Antoine Bourrel : Il est délicat de répondre de façon tranchée à cette question. Tout d’abord, il est évident qu’un arrêt de cassation du Conseil d’État serait bienvenu : il permettrait de confirmer ou d’infirmer le raisonnement de la cour administrative d’appel qui intègre une composante immatérielle dans la notion de paysage au sens de l’article L. 511-1 du Code de l’environnement N° Lexbase : L6525L7S.
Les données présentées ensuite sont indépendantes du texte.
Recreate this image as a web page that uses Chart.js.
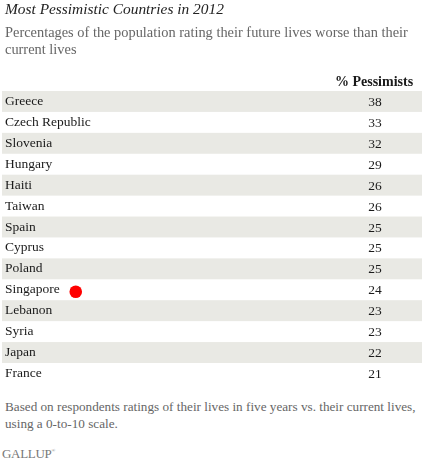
<!DOCTYPE html>
<html>
<head>
<meta charset="utf-8">
<script src="https://cdn.jsdelivr.net/npm/chart.js@4.4.1/dist/chart.umd.min.js"></script>
<style>
  html, body { margin: 0; padding: 0; background: #fff; }
  #wrap { position: relative; width: 424px; height: 464px; overflow: hidden; }
  #c { position: absolute; left: 0; top: 0; }
  .note { position: absolute; left: 5px; font-family: "Liberation Serif", serif; color: #666; white-space: nowrap; }
  #foot { top: 398px; font-size: 13.2px; line-height: 17px; }
  #logo { top: 446px; left: 2px; font-size: 13px; color: #777; letter-spacing: -0.3px; }
  #logo sup { font-size: 5px; vertical-align: 6px; }
</style>
</head>
<body>
<div id="wrap">
  <canvas id="c" width="424" height="392"></canvas>
  <div id="foot" class="note">Based on respondents ratings of their lives in five years vs. their current lives,<br>using a 0-to-10 scale.</div>
  <div id="logo" class="note">GALLUP<sup>®</sup></div>
</div>
<script>
const titleText = 'Most Pessimistic Countries in 2012';
const subtitleLines = ['Percentages of the population rating their future lives worse than their', 'current lives'];
const columnHeader = '% Pessimists';
const countries = ['Greece', 'Czech Republic', 'Slovenia', 'Hungary', 'Haiti', 'Taiwan', 'Spain', 'Cyprus', 'Poland', 'Singapore', 'Lebanon', 'Syria', 'Japan', 'France'];
const pessimists = [38, 33, 32, 29, 26, 26, 25, 25, 25, 24, 23, 23, 22, 21];
const highlighted = ['Singapore'];

const SERIF = '"Liberation Serif", "DejaVu Serif", serif';
const BAND = '#e9e9e4';
const TEXT = '#1a1a1a';

const tablePlugin = {
  id: 'tablePlugin',
  beforeDraw(chart) {
    const { ctx, chartArea, scales } = chart;
    const y = scales.y;
    const n = chart.data.labels.length;
    const h = chartArea.height / n;
    ctx.save();
    ctx.fillStyle = BAND;
    for (let i = 0; i < n; i += 2) {
      const cy = y.getPixelForValue(i);
      ctx.fillRect(chartArea.left - 3, cy - h / 2, chartArea.right - chartArea.left + 3, h);
    }
    ctx.restore();
  },
  afterDatasetsDraw(chart) {
    const { ctx, chartArea, scales } = chart;
    const y = scales.y;
    const colX = chartArea.right - 47;
    ctx.save();
    // header
    ctx.font = 'bold 14px ' + SERIF;
    ctx.fillStyle = TEXT;
    ctx.textAlign = 'center';
    ctx.textBaseline = 'alphabetic';
    ctx.fillText(columnHeader, colX - 1, chartArea.top - 5);
    // values
    ctx.font = '13.5px ' + SERIF;
    ctx.textBaseline = 'middle';
    const meta = chart.getDatasetMeta(0);
    meta.data.forEach((el, i) => {
      ctx.fillText(String(chart.data.datasets[0].data[i]), colX, el.y + 1);
    });
    // highlight markers
    highlighted.forEach(name => {
      const idx = chart.data.labels.indexOf(name);
      if (idx < 0) return;
      const w = ctx.measureText(name).width;
      const cx = chartArea.left + w + 16;
      const cy = y.getPixelForValue(idx) + 2;
      ctx.beginPath();
      ctx.arc(cx, cy, 6.3, 0, Math.PI * 2);
      ctx.fillStyle = '#ff0000';
      ctx.fill();
    });
    ctx.restore();
  }
};

new Chart(document.getElementById('c'), {
  type: 'bar',
  data: {
    labels: countries,
    datasets: [{
      label: columnHeader,
      data: pessimists,
      backgroundColor: 'rgba(0,0,0,0)',
      borderWidth: 0,
      barPercentage: 1,
      categoryPercentage: 1
    }]
  },
  options: {
    indexAxis: 'y',
    responsive: false,
    animation: false,
    devicePixelRatio: 1,
    layout: { padding: { left: 5, right: 2, top: 0, bottom: 7 } },
    plugins: {
      legend: { display: false },
      tooltip: { enabled: false },
      title: {
        display: true,
        text: titleText,
        align: 'start',
        color: '#222',
        font: { family: SERIF, size: 15.4, style: 'italic', weight: 'normal', lineHeight: 18 / 15.4 },
        padding: { top: 1, bottom: 3 }
      },
      subtitle: {
        display: true,
        text: subtitleLines,
        align: 'start',
        color: '#666',
        font: { family: SERIF, size: 14.4, weight: 'normal', lineHeight: 17 / 14.4 },
        padding: { top: 3, bottom: 32 }
      }
    },
    scales: {
      x: { display: false, min: 0, max: 100 },
      y: {
        grid: { display: false, drawTicks: false },
        border: { display: false },
        ticks: {
          mirror: true,
          padding: 0,
          color: TEXT,
          font: { family: SERIF, size: 13.5 }
        }
      }
    }
  },
  plugins: [tablePlugin]
});
</script>
</body>
</html>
Cela étant, à supposer que le Conseil d’État valide une telle approche, il faut bien avouer que l’arrêt de la cour administrative d’appel de Versailles réunit des circonstances particulièrement exceptionnelles qui ne devraient pas se reproduire souvent. Il convient également d’insister sur un point qui ressort de l’arrêt de la cour administrative d’appel de Versailles (on le retrouve également dans l’arrêt de la cour administrative d’appel de Douai, préc.) : la dimension immatérielle du paysage ne se suffit pas à elle-même et le juge doit, en tout état de cause, apprécier la qualité intrinsèque des paysages.

De fait, en pratique, on observe que le processus de blocage des parcs éoliens terrestres résulte le plus souvent des atteintes au paysage entendu au sens strictement matériel et de phénomènes de saturation des zones d’implantation, sans compter les parcs (nombreux) dont le développement est stoppé net faute pour le pétitionnaire d’être en mesure d’obtenir une dérogation pour destruction d’espèces protégées sur le fondement de l’article L. 411-2 du Code de l’environnement N° Lexbase : L5047L8G.

*Propos recueillis par Yann Le Foll, Rédacteur en chef de Lexbase Public.


[1] CE, 21 avril 2022, n° 442953 N° Lexbase : A35527U4.

[2] CAA Douai, 15 juillet 2020, n° 19DA00047 N° Lexbase : A61043RI.